= AIM =
Begin at the first line of the data and copy each line through the one containing "freq_ghz = np.arange(-28.0, 28.01, 0.5)", that line included, with no pictures.

= MATERIAL PROVIDED =

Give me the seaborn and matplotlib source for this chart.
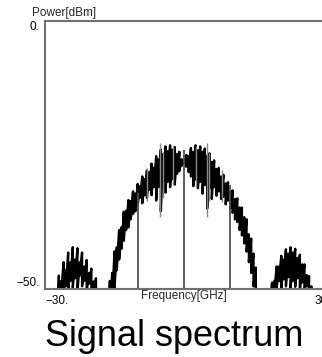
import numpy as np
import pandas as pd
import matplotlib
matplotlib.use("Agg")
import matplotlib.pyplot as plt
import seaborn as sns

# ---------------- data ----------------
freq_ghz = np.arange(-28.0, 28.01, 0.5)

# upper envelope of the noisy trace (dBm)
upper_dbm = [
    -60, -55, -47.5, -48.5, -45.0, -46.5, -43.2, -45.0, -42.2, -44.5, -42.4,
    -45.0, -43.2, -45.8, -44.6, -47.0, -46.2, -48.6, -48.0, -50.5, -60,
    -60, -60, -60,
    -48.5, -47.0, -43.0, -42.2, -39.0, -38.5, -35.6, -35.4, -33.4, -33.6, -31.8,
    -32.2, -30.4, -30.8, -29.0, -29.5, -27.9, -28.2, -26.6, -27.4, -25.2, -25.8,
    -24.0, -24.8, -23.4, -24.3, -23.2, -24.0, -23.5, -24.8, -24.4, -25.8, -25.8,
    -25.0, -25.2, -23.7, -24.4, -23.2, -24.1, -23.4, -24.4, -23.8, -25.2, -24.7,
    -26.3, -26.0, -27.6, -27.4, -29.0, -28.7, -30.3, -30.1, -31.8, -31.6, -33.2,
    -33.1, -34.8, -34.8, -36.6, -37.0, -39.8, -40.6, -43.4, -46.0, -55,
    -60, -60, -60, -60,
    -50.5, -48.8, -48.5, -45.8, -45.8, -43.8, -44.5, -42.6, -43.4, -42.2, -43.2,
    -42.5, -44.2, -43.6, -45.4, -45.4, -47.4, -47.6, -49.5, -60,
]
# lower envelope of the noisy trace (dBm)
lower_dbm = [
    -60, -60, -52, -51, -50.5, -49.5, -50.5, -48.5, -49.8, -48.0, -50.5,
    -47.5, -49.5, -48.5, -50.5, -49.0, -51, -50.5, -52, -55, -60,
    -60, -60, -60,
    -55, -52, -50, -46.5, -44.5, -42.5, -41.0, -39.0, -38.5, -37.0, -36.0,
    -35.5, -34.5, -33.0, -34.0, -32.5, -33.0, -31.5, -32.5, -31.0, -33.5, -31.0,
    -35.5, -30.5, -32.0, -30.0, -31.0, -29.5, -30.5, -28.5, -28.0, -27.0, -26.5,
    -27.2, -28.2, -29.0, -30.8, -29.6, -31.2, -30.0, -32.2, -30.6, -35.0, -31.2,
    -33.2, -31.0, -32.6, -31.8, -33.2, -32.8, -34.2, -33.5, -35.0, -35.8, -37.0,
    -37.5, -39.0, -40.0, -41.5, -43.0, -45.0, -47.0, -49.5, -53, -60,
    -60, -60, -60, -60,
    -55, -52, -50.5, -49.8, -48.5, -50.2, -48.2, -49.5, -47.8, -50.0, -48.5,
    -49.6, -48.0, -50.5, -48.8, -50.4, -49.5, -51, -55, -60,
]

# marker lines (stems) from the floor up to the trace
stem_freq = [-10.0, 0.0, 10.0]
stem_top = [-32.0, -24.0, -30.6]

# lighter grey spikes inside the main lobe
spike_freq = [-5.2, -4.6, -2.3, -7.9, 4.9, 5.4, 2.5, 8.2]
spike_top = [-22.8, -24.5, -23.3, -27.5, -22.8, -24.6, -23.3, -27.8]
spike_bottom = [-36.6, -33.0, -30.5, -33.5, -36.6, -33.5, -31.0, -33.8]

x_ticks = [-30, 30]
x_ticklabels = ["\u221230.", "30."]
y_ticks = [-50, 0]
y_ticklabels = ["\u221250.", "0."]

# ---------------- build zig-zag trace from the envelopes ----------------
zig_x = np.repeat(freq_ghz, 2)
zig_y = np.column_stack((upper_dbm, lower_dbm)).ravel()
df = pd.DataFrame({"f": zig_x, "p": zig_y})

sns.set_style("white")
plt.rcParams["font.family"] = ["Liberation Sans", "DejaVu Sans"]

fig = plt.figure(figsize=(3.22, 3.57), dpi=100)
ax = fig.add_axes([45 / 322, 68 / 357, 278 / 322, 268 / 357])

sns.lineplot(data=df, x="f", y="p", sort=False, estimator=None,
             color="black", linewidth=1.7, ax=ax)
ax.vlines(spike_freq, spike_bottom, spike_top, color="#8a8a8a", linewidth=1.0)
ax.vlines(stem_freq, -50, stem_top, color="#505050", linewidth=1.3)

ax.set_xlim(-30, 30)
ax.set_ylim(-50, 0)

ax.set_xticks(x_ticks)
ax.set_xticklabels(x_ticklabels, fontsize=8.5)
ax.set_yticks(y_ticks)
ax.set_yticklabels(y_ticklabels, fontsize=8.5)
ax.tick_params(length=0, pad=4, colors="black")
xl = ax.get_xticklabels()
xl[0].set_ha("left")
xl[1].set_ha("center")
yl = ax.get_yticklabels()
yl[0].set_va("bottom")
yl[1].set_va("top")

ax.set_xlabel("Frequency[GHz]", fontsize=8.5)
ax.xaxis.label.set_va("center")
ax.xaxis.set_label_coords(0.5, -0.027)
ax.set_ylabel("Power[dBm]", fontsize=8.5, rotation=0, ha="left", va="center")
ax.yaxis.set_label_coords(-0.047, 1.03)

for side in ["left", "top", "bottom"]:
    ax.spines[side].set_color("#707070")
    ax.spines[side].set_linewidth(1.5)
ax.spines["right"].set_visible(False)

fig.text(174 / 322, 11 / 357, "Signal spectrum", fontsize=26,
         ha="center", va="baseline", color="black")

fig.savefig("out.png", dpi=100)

= TASK RESULT =
Give me the seaborn and matplotlib source for this chart.
import numpy as np
import pandas as pd
import matplotlib
matplotlib.use("Agg")
import matplotlib.pyplot as plt
import seaborn as sns

# ---------------- data ----------------
freq_ghz = np.arange(-28.0, 28.01, 0.5)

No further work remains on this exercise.